Defence Secretary Philip Hammond today rejected claims Britain would be unable to defend the Falklands against a fresh Argentinian assault as both countries mark the 30-year anniversary of the conflict in the South Atlantic.
Speaking as Britain's new Joint Forces Command comes into effect, Mr Hammond said Britain would "robustly" defend the islands against any attack and insisted "we have the assets, the people, the equipment in place to do so".
Admiral Sir John Woodward, who led the taskforce to recover the islands in 1982, earlier told The Times while Britain is without an aircraft carrier it would not be able to repeat the successful mission of 30 years ago.
Meanwhile, Argentinian president Cristina Fernandez will use the landmark date to make a major speech and lead hundreds of rallies across Argentina as she renews calls for Britain to cede sovereignty over the islands.
Mr Hammond said: "We are very clear that our position in relation to the Falklands is that we will be robust in defence of the Falkland Islands, but we do not intend to repeat the mistake of 1982 and allow the Falklands to be taken from us.
"We will defend them robustly, we have the assets, the people, the equipment in place to do so.
"Despite the rhetoric of the media, there is no evidence at all of any military intention by Argentina nor any military capability by Argentina to attempt to retake the Falkland Islands."
He continued: "I have said very clearly, we are not going to lose the Falklands.
"We have the assets in position on the Falklands which we didn't back in the early 1980s that will enable us to see off any acts of aggression.
"I emphasise again, there is not the slightest intelligence to suggest that there is any credible military threat to the Falklands."
HMS Dauntless is due to sail from Portsmouth to the Falklands tomorrow - a day before the 30th anniversary of the British task force sailing to war in the South Atlantic.
The destroyer, the second of the Royal Navy's new Type 45 air defence destroyers, is said by the Ministry of Defence (MoD) to be a routine mission to take over the patrols of Plymouth-based frigate HMS Montrose.
The Argentine government has threatened legal action against British and American banks involved in advising UK companies exploring for oil in the Falklands.
But Downing Street said today the move was not in Argentina's "own interests".
The Prime Minister's official spokesman said: "We don't think it is in their interests or our interests.
"We are a big investor in that country. We think they are acting against their interests if people are attacking shops and branches of banks in Argentina."
Amid the commemorations, the naval officer responsible for co-ordinating the torpedo attack which sank the General Belgrano, creating a turning point in the Falklands War, said today that he had no regrets.
Vice admiral Sir Tim McClement was second-in-command of the submarine HMS Conqueror which fired the torpedoes at the Argentinian warship, causing the loss of 323 lives.

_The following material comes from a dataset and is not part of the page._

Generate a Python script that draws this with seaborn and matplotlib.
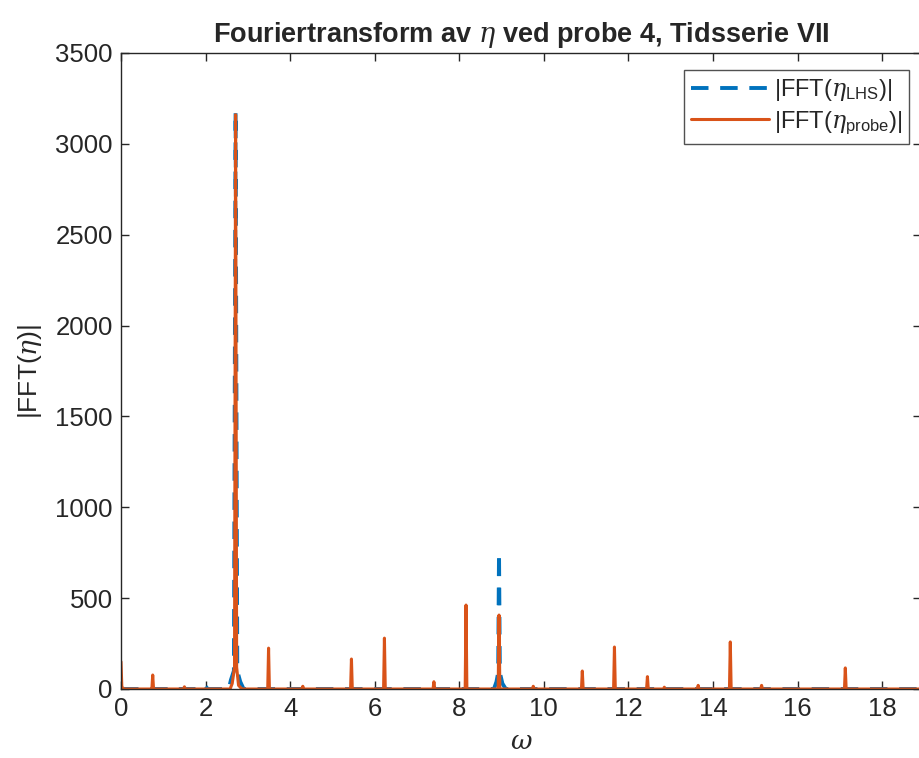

At the time, Prime Minister Margaret Thatcher was heavily criticised for the move as the ship was outside an exclusion zone and was heading away from the Falklands.

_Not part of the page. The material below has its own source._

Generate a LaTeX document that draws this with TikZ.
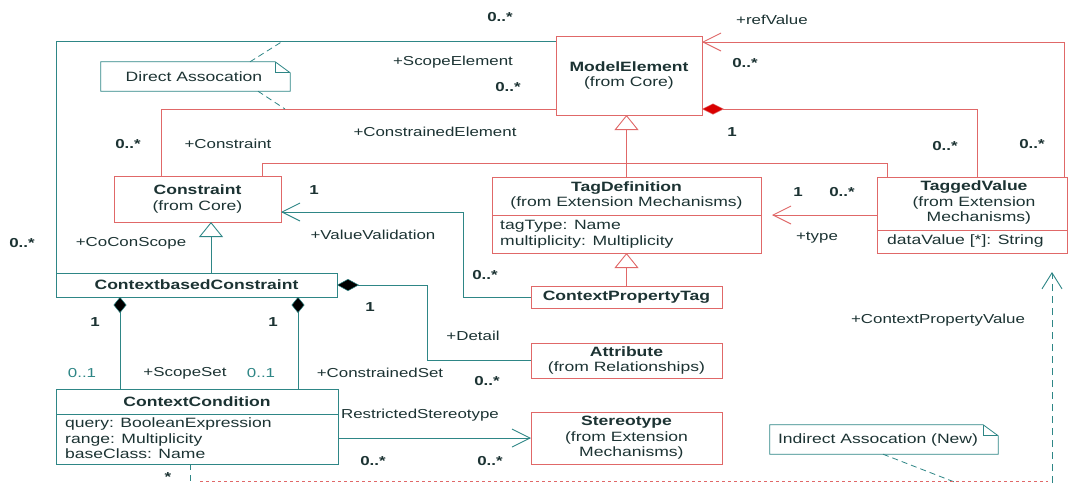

Speaking to the Portsmouth News, Sir Tim said: "There is no doubt in my mind that sinking the Belgrano was absolutely the right thing to do - firstly for survival in case the pincer movement worked against our carriers and secondly it demonstrated intent to the Argentinians."
Earlier, David Cameron issued a statement to mark the anniversary of the conflict.
He said: "Thirty years ago today the people of the Falkland Islands suffered an act of aggression that sought to rob them of their freedom and their way of life.
"Today is a day for commemoration and reflection: a day to remember all those who lost their lives in the conflict - the members of our Armed Forces, as well as the Argentinian personnel who died.
"Today, we salute the heroism of the Task Force which set sail to free the islands.
"We are rightly proud of the role Britain played in righting a profound wrong. And the people of the Falkland Islands can be justly proud of the prosperous and secure future they have built for their islands since 1982.
"Britain remains staunchly committed to upholding the right of the Falkland Islanders, and of the Falkland Islanders alone, to determine their own future.
"That was the fundamental principle that was at stake 30 years ago: and that is the principle which we solemnly re-affirm today."